Y = intersection of line M1M2 (Lm) with MN (L1)
Z = intersection of line N1N2 (Ln) with MN (L1)
Denote circumcircles of MXQ and NXQ as (Oy), (Oz) respectively.
Y is intersection of M1M2, MX therefore Y is radical center of (O), (Om) and (Oy). It means Y is on common chord of (O), (Om). (1)
Y is intersection of QM4, MX therefore Y is radical center of (O'), (Om) and (Oy). It means Y is on common chord of (O'), (Om). (2)
Radical center of (O), (O') and (Om) is intersection of common chord of (O), (Om) and common chord of (O'), (Om). By (1) and (2) it is point Y. So Y is radical center of (O), (O') and (Om). It means: common chord of (O), (O') passes through Y.
Similarly, we can show that common chord of (O), (O') passes through Z.
Because Y, Z is on L1 so L1 is common chord of (O), (O'). Therefore M3, N3 are intersections of two circles (O), (O'). It means Q, M3, N3, M4, N4 are concyclic on (O')
Now it is enough to combine Six Concyclic Points with Five Concyclic Points theorems in one configuration with Twelve Concyclic Points.
The idea is very natural. Suppose P is Cevian point of triangle ABC and three circles (Oa), (Ob), (Oc) passing P with other common points A'B'C' on Cevians PA, PB, PC. By Six Concyclic theorem: if these three circles intersect ABC sidelines then intersections are concyclic. We can see that P is also Cevian point of triangle A'B'C' and three circumcircles PAB, PBC, PCA also can intersect sidelines of A'B'C at concyclic points. So we have two six concyclic points: one six points on sidelines of ABC, other six points on sidelines of A'B'C'. If we choose proper configuration of ABC, A'B'C', P such that these two concylic circles are same one then we have 12 concyclic points.
I suggest here one case and it is very famous configuration: ABC and A'B'C' are two orthologic triangles. Detail as following:
ABC and A'B'C' are two orthologic triangles. It means that three perpendicular lines from A, B, C to B'C', C'A', A'B' respectively are concurrent at one point, say P. Suppose Ap, Bp, Cp are intersections of PA, PB, PC with B'C', C'A', A'B' respectively. We construct three circles (Oa), (Ob), (Oc) as circumcircles of PA'BpCp, PB'CpAp, PC'ApBp. By Six Concyclic theorem these three circles intersect sidelines of ABC at six concyclic points. Denote concyclic circle as (O). Please see attached file!

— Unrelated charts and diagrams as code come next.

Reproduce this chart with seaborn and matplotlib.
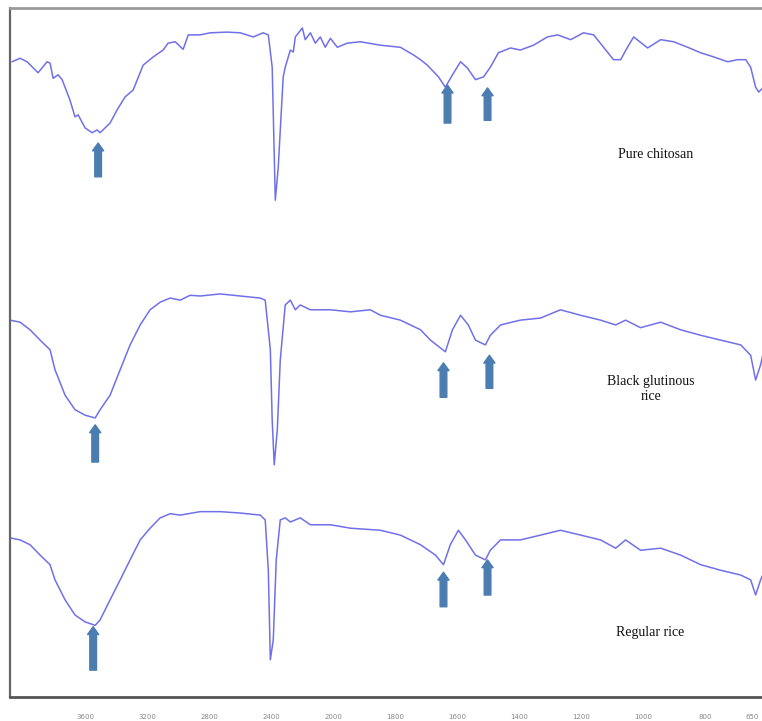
import numpy as np
import pandas as pd
import matplotlib
matplotlib.use("Agg")
import matplotlib.pyplot as plt
import seaborn as sns

# ---------------- data (wavenumber cm-1, transmittance a.u.) ----------------
chitosan_wn = [4071, 4019, 3974, 3903, 3845, 3826, 3806, 3774, 3748, 3697, 3665, 3645,
               3600, 3555, 3523, 3503, 3439, 3394, 3342, 3290, 3226, 3161, 3097, 3065,
               3019, 2968, 2935, 2858, 2794, 2684, 2600, 2516, 2452, 2419, 2394, 2374,
               2355, 2323, 2310, 2277, 2258, 2245, 2200, 2181, 2148, 2116, 2084, 2052,
               2019, 1987, 1955, 1913, 1848, 1784, 1742, 1719, 1697, 1661, 1639, 1616,
               1590, 1568, 1542, 1516, 1494, 1468, 1429, 1397, 1355, 1310, 1277, 1235,
               1194, 1161, 1129, 1097, 1074, 1052, 1032, 987, 945, 903, 858, 816, 774,
               729, 697, 671, 655, 639, 629, 616]
chitosan_t = [92.2, 92.7, 92.2, 90.6, 92.2, 92.0, 89.8, 90.3, 89.6, 86.6, 84.2, 84.5,
              82.6, 81.9, 82.3, 81.9, 83.3, 85.2, 87.1, 88.1, 91.7, 92.9, 93.9, 94.9,
              95.1, 94.0, 96.1, 96.1, 96.4, 96.5, 96.4, 95.8, 96.4, 96.1, 91.4, 72.1,
              76.9, 90.0, 91.4, 93.9, 93.6, 95.8, 97.1, 95.4, 96.4, 94.9, 95.8, 94.3,
              95.6, 94.3, 94.9, 95.1, 94.6, 94.3, 93.2, 92.5, 91.7, 90.0, 88.5, 90.3,
              92.2, 91.3, 89.6, 90.0, 91.4, 93.5, 94.2, 93.9, 94.6, 95.8, 96.1, 95.4,
              96.4, 96.1, 94.3, 92.5, 92.5, 94.3, 95.8, 94.2, 95.4, 95.1, 94.3, 93.5, 92.9,
              92.2, 92.5, 92.5, 91.4, 88.5, 87.8, 88.4]

black_wn = [4084, 4019, 3955, 3890, 3826, 3794, 3729, 3665, 3600, 3535, 3503, 3439,
            3374, 3310, 3245, 3181, 3116, 3052, 2987, 2923, 2858, 2729, 2600, 2471,
            2439, 2406, 2394, 2381, 2361, 2342, 2310, 2277, 2245, 2213, 2148, 2019,
            1945, 1881, 1848, 1784, 1719, 1687, 1639, 1616, 1590, 1565, 1542, 1510,
            1494, 1461, 1397, 1332, 1268, 1203, 1139, 1090, 1058, 1010, 945, 881, 816,
            752, 687, 655, 639, 623, 616]
black_t = [54.7, 54.4, 53.3, 51.8, 50.4, 47.5, 43.8, 41.7, 40.9, 40.5, 41.7, 43.8,
           47.5, 51.1, 54.0, 56.2, 57.3, 57.9, 57.6, 58.3, 58.2, 58.5, 58.2, 57.9,
           57.6, 50.4, 40.2, 33.7, 38.8, 48.9, 56.9, 57.6, 56.2, 56.9, 56.2, 56.2,
           55.9, 56.2, 55.4, 54.7, 53.3, 51.8, 50.1, 53.3, 55.4, 54.0, 51.8, 51.1,
           52.5, 54.0, 54.7, 55.0, 56.2, 55.4, 54.7, 54.0, 54.7, 53.6, 54.4, 53.3, 52.5,
           51.8, 51.1, 49.6, 46.0, 48.2, 49.6]

regular_wn = [4084, 4019, 3955, 3890, 3826, 3794, 3729, 3665, 3600, 3535, 3503, 3439,
              3374, 3310, 3245, 3181, 3116, 3052, 2987, 2858, 2729, 2600, 2471, 2439,
              2419, 2406, 2387, 2368, 2342, 2310, 2277, 2213, 2148, 2019, 1945, 1848,
              1784, 1719, 1671, 1645, 1623, 1597, 1574, 1542, 1510, 1494, 1461, 1397,
              1332, 1268, 1203, 1139, 1090, 1058, 1010, 945, 881, 816, 752, 687, 655,
              639, 623, 616]
regular_t = [23.1, 22.8, 22.1, 20.6, 19.2, 17.0, 14.1, 11.9, 10.9, 10.4, 11.2, 14.1,
             17.0, 19.9, 22.8, 24.5, 26.0, 26.6, 26.4, 26.9, 26.9, 26.7, 26.4, 25.7,
             18.4, 5.4, 8.3, 19.9, 25.7, 26.0, 25.4, 26.0, 25.0, 25.0, 24.5, 24.2,
             23.5, 22.1, 20.6, 19.2, 22.1, 24.2, 22.8, 20.6, 19.9, 21.3, 22.8, 22.8,
             23.5, 24.2, 23.5, 22.8, 21.6, 22.8, 21.3, 21.6, 20.6, 19.2, 18.4, 17.7, 17.0,
             14.8, 17.0, 17.7]

sample_names = ["Pure chitosan", "Black glutinous\nrice", "Regular rice"]

# arrows: wavenumber, tip and tail level (per sample)
arrow_wn = [[3516, 1632, 1503], [3535, 1645, 1497], [3548, 1645, 1503]]
arrow_tip = [[80.4, 88.8, 88.4], [39.5, 48.5, 49.6], [10.2, 18.1, 19.9]]
arrow_tail = [[75.5, 83.3, 83.7], [34.1, 43.5, 44.8], [3.9, 13.1, 14.8]]

tick_values = [3600, 3200, 2800, 2400, 2000, 1800, 1600, 1400, 1200, 1000, 800, 650]
tick_labels = ["3600", "3200", "2800", "2400", "2000", "1800", "1600", "1400",
               "1200", "1000", "800", "650"]

# ---------------- plotting ----------------
sns.set_theme(style="white")
plt.rcParams['font.family'] = ['DejaVu Sans']

fig = plt.figure(figsize=(7.62, 7.21), dpi=100)
ax = fig.add_axes([10 / 762, 24 / 721, 1 - 10 / 762 + 0.001, 689 / 721])


def fwd(w):
    w = np.asarray(w, dtype=float)
    return np.where(w < 2000, w - 2000, (w - 2000) / 2.0)


def inv(p):
    p = np.asarray(p, dtype=float)
    return np.where(p < 0, p + 2000, 2.0 * p + 2000)


ax.set_xscale('function', functions=(fwd, inv))

line_color = "#7070ea"
frames = []
for name, wn, t in [(sample_names[0], chitosan_wn, chitosan_t),
                    (sample_names[1], black_wn, black_t),
                    (sample_names[2], regular_wn, regular_t)]:
    frames.append(pd.DataFrame({"wn": wn, "T": t, "sample": name}))
df = pd.concat(frames, ignore_index=True)

for name in sample_names:
    sub = df[df["sample"] == name]
    sns.lineplot(data=sub, x="wn", y="T", ax=ax, color=line_color, lw=1.1,
                 estimator=None, sort=False, legend=False)

arrow_color = "#4b7db0"
for i in range(3):
    for w, tip, tail in zip(arrow_wn[i], arrow_tip[i], arrow_tail[i]):
        ax.annotate("", xy=(w, tip), xytext=(w, tail),
                    arrowprops=dict(arrowstyle="simple,head_length=0.7,head_width=1.0,tail_width=0.6",
                                    color=arrow_color, mutation_scale=8, shrinkA=0, shrinkB=0))

ax.set_xlim(4084, 616)
ax.set_ylim(0, 100)
ax.set_xticks(tick_values)
ax.set_xticklabels(tick_labels, fontsize=5, color="#888888")
ax.set_yticks([])
ax.set_xlabel("")
ax.set_ylabel("")
ax.tick_params(axis='x', direction='inout', length=4, width=0.8, color="#555555", pad=10)

ax.spines['top'].set_color("#9a9a9a")
ax.spines['top'].set_linewidth(2.0)
ax.spines['left'].set_color("#666666")
ax.spines['left'].set_linewidth(1.6)
ax.spines['bottom'].set_color("#555555")
ax.spines['bottom'].set_linewidth(2.0)
ax.spines['right'].set_visible(False)

serif = ['Liberation Serif', 'DejaVu Serif']
ax.text(0.858, 0.787, sample_names[0], transform=ax.transAxes, ha='center', va='center',
        fontsize=10, family=serif, color="#111111")
ax.text(0.851, 0.447, sample_names[1], transform=ax.transAxes, ha='center', va='center',
        fontsize=10, family=serif, color="#111111", linespacing=1.25)
ax.text(0.851, 0.094, sample_names[2], transform=ax.transAxes, ha='center', va='center',
        fontsize=10, family=serif, color="#111111")

fig.savefig("out.png", dpi=100)
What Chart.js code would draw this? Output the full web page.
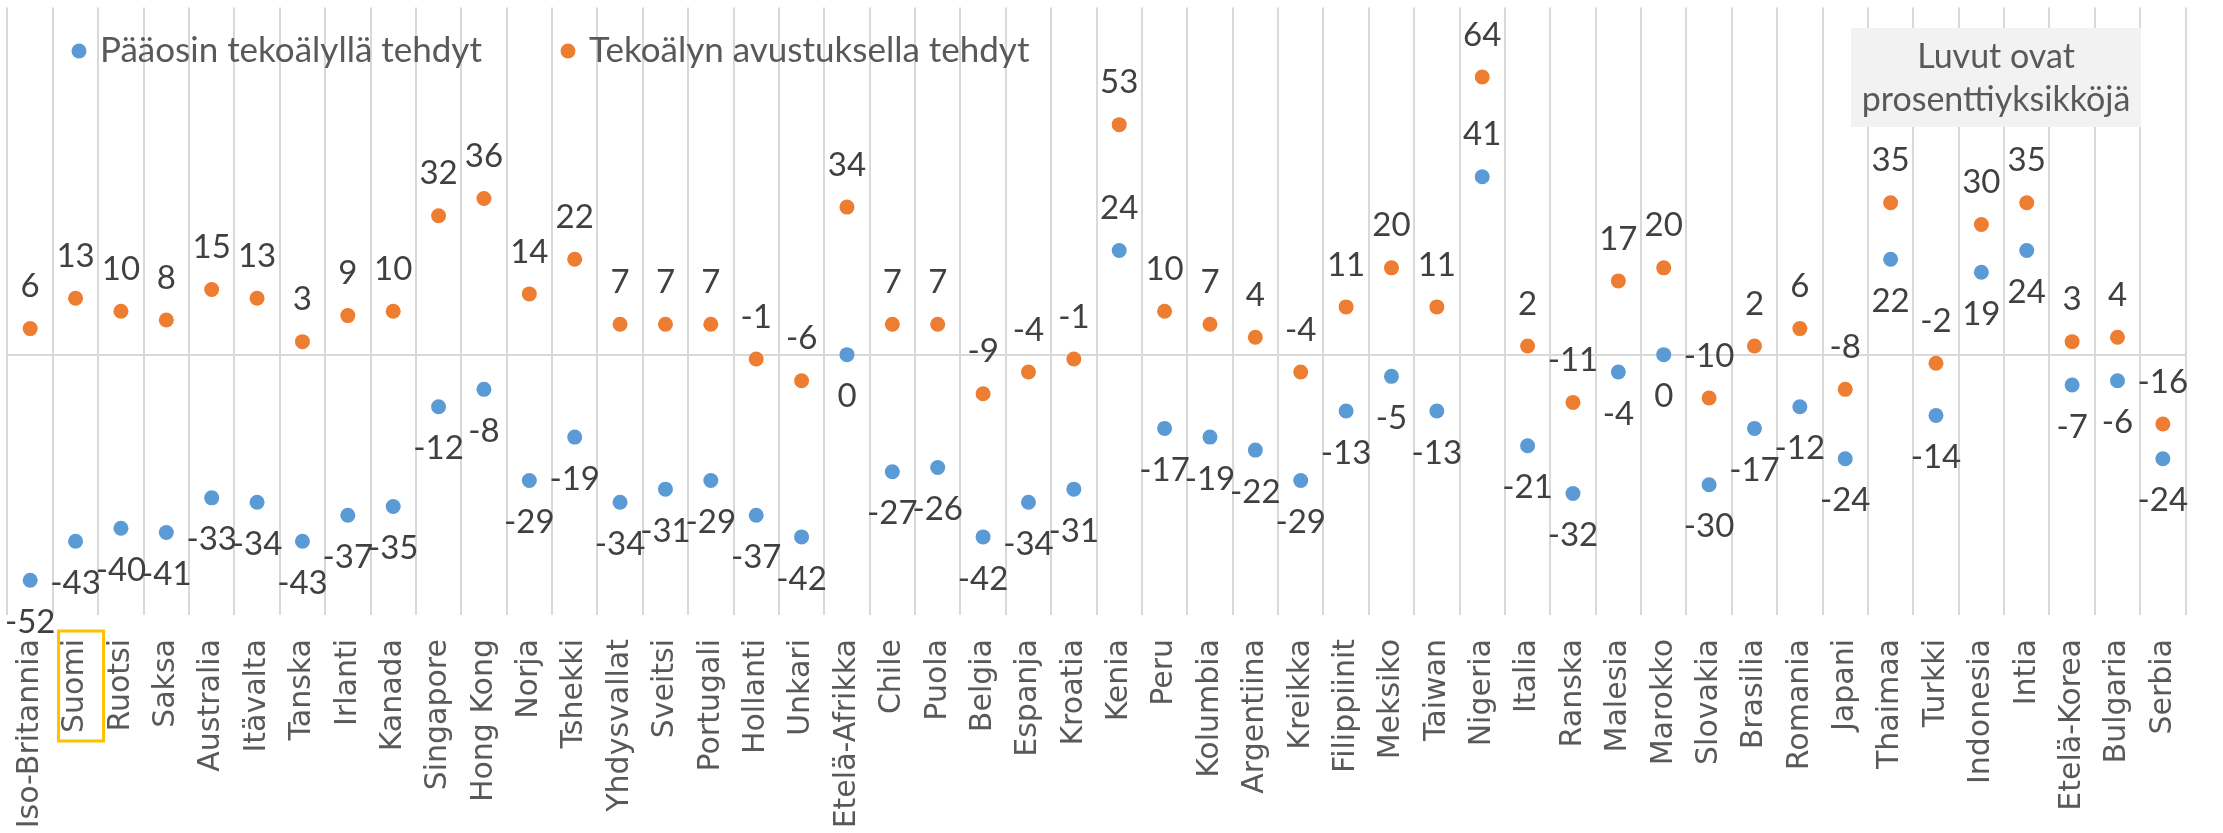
<!DOCTYPE html>
<html>
<head>
<meta charset="utf-8">
<script src="https://cdn.jsdelivr.net/npm/chart.js@4.4.1/dist/chart.umd.min.js"></script>
<style>
  html, body { margin: 0; padding: 0; background: #fff; }
  #wrap { width: 2223px; height: 833px; }
</style>
</head>
<body>
<div id="wrap"><canvas id="chart" width="2223" height="833"></canvas></div>
<script>
const countries = [
  "Iso-Britannia", "Suomi", "Ruotsi", "Saksa", "Australia", "Itävalta", "Tanska", "Irlanti",
  "Kanada", "Singapore", "Hong Kong", "Norja", "Tshekki", "Yhdysvallat", "Sveitsi", "Portugali",
  "Hollanti", "Unkari", "Etelä-Afrikka", "Chile", "Puola", "Belgia", "Espanja", "Kroatia",
  "Kenia", "Peru", "Kolumbia", "Argentiina", "Kreikka", "Filippiinit", "Meksiko", "Taiwan",
  "Nigeria", "Italia", "Ranska", "Malesia", "Marokko", "Slovakia", "Brasilia", "Romania",
  "Japani", "Thaimaa", "Turkki", "Indonesia", "Intia", "Etelä-Korea", "Bulgaria", "Serbia"
];

// Pääosin tekoälyllä tehdyt
const mainlyAI = [
  -52, -43, -40, -41, -33, -34, -43, -37,
  -35, -12, -8, -29, -19, -34, -31, -29,
  -37, -42, 0, -27, -26, -42, -34, -31,
  24, -17, -19, -22, -29, -13, -5, -13,
  41, -21, -32, -4, 0, -30, -17, -12,
  -24, 22, -14, 19, 24, -7, -6, -24
];

// Tekoälyn avustuksella tehdyt
const aiAssisted = [
  6, 13, 10, 8, 15, 13, 3, 9,
  10, 32, 36, 14, 22, 7, 7, 7,
  -1, -6, 34, 7, 7, -9, -4, -1,
  53, 10, 7, 4, -4, 11, 20, 11,
  64, 2, -11, 17, 20, -10, 2, 6,
  -8, 35, -2, 30, 35, 3, 4, -16
];

const seriesNames = ["Pääosin tekoälyllä tehdyt", "Tekoälyn avustuksella tehdyt"];
const noteLines = ["Luvut ovat", "prosenttiyksikköjä"];
const highlighted = "Suomi";
const blueLabelAbove = ["Kenia", "Nigeria"];

const BLUE = "#5B9BD5";
const ORANGE = "#ED7D31";
const GRID = "#d9d9d9";
const TEXT = "#595959";
const LABEL_FONT = "33px Lato";
const LEGEND_FONT = "35px Lato";
const NOTE_FONT = "34px Lato";
const TICK_FONT = { family: "DejaVu Sans", size: 30 };
const TICK_PAD = 24;

// data labels, legend, note box and the Suomi frame
const overlay = {
  id: "overlay",
  afterDatasetsDraw(chart) {
    const ctx = chart.ctx;
    ctx.save();
    ctx.font = LABEL_FONT;
    ctx.fillStyle = "#404040";
    ctx.textAlign = "center";
    ctx.textBaseline = "middle";
    chart.data.datasets.forEach((ds, i) => {
      chart.getDatasetMeta(i).data.forEach((pt, j) => {
        const up = i === 1 || blueLabelAbove.includes(countries[j]);
        ctx.fillText(String(ds.data[j]), pt.x, pt.y + (up ? -42 : 42));
      });
    });
    ctx.restore();
  },
  afterDraw(chart) {
    const ctx = chart.ctx;
    ctx.save();

    // legend
    const legendItems = [
      { x: 79, color: BLUE, text: seriesNames[0] },
      { x: 568, color: ORANGE, text: seriesNames[1] }
    ];
    ctx.font = LEGEND_FONT;
    ctx.textBaseline = "alphabetic";
    ctx.textAlign = "left";
    legendItems.forEach(it => {
      ctx.fillStyle = it.color;
      ctx.beginPath();
      ctx.arc(it.x, 51, 7.5, 0, Math.PI * 2);
      ctx.fill();
      ctx.fillStyle = TEXT;
      ctx.fillText(it.text, it.x + 21, 62);
    });

    // note box
    ctx.font = NOTE_FONT;
    ctx.fillStyle = "#f2f2f2";
    ctx.fillRect(1851, 28, 290, 99);
    ctx.fillStyle = TEXT;
    ctx.textAlign = "center";
    ctx.fillText(noteLines[0], 1996, 68);
    ctx.fillText(noteLines[1], 1996, 111);

    // frame round the highlighted label
    const xs = chart.scales.x;
    const idx = countries.indexOf(highlighted);
    const cx = xs.getPixelForTick(idx);
    ctx.font = TICK_FONT.size + "px " + TICK_FONT.family;
    const w = ctx.measureText(highlighted).width;
    const top = xs.top + TICK_PAD;
    ctx.strokeStyle = "#FFC000";
    ctx.lineWidth = 3;
    ctx.strokeRect(cx - 17, top - 8, 45, w + 16);

    ctx.restore();
  }
};

const pointStyle = color => ({
  showLine: false,
  backgroundColor: color,
  borderColor: color,
  pointRadius: 7.5,
  pointHoverRadius: 7.5,
  pointBorderWidth: 0
});

new Chart(document.getElementById("chart"), {
  type: "line",
  data: {
    labels: countries,
    datasets: [
      Object.assign({ label: seriesNames[0], data: mainlyAI }, pointStyle(BLUE)),
      Object.assign({ label: seriesNames[1], data: aiAssisted }, pointStyle(ORANGE))
    ]
  },
  options: {
    responsive: false,
    animation: false,
    devicePixelRatio: 1,
    layout: { padding: { left: 7, right: 13, top: 7, bottom: 0 } },
    plugins: {
      legend: { display: false },
      tooltip: { enabled: false }
    },
    scales: {
      x: {
        offset: true,
        grid: { offset: true, color: GRID, lineWidth: 2, drawTicks: false },
        border: { display: false },
        ticks: {
          autoSkip: false,
          minRotation: 90,
          maxRotation: 90,
          padding: TICK_PAD,
          color: TEXT,
          font: TICK_FONT
        },
        afterFit: s => { s.height = 218; }
      },
      y: {
        min: -60,
        max: 80,
        ticks: { display: false, stepSize: 20 },
        border: { display: false },
        grid: {
          drawTicks: false,
          lineWidth: 2,
          color: c => (c.tick && c.tick.value === 0 ? GRID : "rgba(0,0,0,0)")
        },
        afterFit: s => { s.width = 0; }
      }
    }
  },
  plugins: [overlay]
});
</script>
</body>
</html>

It is well known that three perpendicular from B', C', A' to BC, CA, AB respectively are also concurrent at one point, say Q. Suppose Aq, Bq, Cq are intersections of QA', QB', QC' with BC, CA, AB respectively. By the same way, we construct three circles (O'a), (O'b), (O'c) as circumcircles of QABqCq, QBCqAq, QCAqBq. By Six Concyclic theorem these three circles intersect sidelines of A'B'C' at six concyclic points. Denote concyclic circle as (O').
Now we use Five Concyclic Points theorem to prove that (O) and (O') are the same one.
The Five Concyclic Points configuration can be see at each vertex A, B, C, A', B', C'. For example at A.
B'C' is line L1, AP is line L2, Ap is point X, A is point Q, AC is Lm, AB is Ln, (Ob) is (Om), (Oc) is (On),... So by Five Concyclic Points theorem: two intersections of (O) with B'C' are on circle (O'a), circumcircle of QABqCq.
Similarly at other B, C vertices, we can show that all concyclic points of (O') are on (O). At the end, we have total 12 concyclic point. It is easy to show that center of concylic circle is midpoint of PQ.
Best regards,
Bui Quang Tuan